Exercise brief:
Please print exactly the lines below, from the start of the material up to and including the line with "const modes = modeFrequencies.map((f, i)", but none of the pictures.
────────────────────
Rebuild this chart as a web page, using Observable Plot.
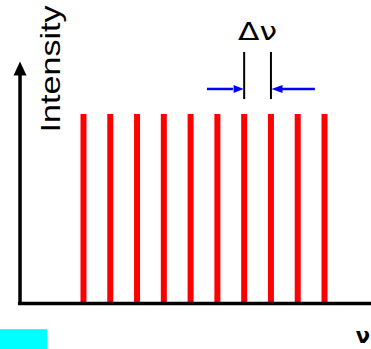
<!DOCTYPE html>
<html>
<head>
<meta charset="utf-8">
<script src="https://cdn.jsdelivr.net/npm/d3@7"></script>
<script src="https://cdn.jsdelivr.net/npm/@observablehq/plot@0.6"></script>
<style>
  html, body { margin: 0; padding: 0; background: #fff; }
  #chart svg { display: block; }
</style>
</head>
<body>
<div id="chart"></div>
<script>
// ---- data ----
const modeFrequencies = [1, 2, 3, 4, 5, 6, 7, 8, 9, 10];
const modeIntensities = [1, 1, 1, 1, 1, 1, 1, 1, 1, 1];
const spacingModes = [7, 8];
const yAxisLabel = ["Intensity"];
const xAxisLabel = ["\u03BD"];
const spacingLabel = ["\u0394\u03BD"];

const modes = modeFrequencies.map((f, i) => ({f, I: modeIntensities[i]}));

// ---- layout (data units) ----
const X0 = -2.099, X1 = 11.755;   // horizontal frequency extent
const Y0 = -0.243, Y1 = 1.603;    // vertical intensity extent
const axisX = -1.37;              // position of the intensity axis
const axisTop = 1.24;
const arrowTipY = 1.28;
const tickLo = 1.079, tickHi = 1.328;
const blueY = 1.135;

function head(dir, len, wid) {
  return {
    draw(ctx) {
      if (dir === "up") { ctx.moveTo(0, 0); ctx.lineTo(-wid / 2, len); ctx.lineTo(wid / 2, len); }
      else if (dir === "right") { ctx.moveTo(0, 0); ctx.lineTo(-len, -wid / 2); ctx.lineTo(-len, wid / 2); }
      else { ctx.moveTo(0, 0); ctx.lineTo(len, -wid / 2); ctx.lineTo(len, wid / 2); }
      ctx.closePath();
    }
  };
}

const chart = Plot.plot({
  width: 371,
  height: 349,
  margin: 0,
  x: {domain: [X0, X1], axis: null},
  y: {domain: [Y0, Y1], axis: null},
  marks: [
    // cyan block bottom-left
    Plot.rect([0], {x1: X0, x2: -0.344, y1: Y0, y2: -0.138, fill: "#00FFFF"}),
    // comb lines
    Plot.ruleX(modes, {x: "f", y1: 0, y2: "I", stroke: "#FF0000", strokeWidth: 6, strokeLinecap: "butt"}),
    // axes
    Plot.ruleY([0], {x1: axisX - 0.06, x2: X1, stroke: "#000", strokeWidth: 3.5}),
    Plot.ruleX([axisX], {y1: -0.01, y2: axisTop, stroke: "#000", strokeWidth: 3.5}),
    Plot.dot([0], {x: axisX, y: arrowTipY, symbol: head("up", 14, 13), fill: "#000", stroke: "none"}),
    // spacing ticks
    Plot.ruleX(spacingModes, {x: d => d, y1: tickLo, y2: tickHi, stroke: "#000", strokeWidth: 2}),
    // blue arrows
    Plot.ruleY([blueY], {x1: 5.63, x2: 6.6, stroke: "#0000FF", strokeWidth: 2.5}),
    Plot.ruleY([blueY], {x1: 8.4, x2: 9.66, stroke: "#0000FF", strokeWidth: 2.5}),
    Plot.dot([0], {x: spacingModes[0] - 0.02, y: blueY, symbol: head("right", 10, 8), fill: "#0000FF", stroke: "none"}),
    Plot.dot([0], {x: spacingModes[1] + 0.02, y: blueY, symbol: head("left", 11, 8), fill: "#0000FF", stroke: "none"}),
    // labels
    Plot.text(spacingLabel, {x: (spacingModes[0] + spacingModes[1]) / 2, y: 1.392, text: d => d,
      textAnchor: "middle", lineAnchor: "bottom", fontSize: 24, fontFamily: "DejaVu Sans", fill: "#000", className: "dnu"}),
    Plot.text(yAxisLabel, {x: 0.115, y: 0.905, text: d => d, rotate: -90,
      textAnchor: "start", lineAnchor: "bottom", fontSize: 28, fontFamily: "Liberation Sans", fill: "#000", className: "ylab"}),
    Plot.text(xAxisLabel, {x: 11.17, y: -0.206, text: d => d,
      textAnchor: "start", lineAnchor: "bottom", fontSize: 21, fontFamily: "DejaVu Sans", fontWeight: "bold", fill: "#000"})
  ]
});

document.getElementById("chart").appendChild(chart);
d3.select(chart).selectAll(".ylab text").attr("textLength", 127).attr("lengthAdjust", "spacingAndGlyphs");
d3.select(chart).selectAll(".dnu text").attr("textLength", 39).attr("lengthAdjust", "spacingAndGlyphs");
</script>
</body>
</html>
────────────────────
Correct answer:
Rebuild this chart as a web page, using Observable Plot.
<!DOCTYPE html>
<html>
<head>
<meta charset="utf-8">
<script src="https://cdn.jsdelivr.net/npm/d3@7"></script>
<script src="https://cdn.jsdelivr.net/npm/@observablehq/plot@0.6"></script>
<style>
  html, body { margin: 0; padding: 0; background: #fff; }
  #chart svg { display: block; }
</style>
</head>
<body>
<div id="chart"></div>
<script>
// ---- data ----
const modeFrequencies = [1, 2, 3, 4, 5, 6, 7, 8, 9, 10];
const modeIntensities = [1, 1, 1, 1, 1, 1, 1, 1, 1, 1];
const spacingModes = [7, 8];
const yAxisLabel = ["Intensity"];
const xAxisLabel = ["\u03BD"];
const spacingLabel = ["\u0394\u03BD"];

const modes = modeFrequencies.map((f, i) => ({f, I: modeIntensities[i]}));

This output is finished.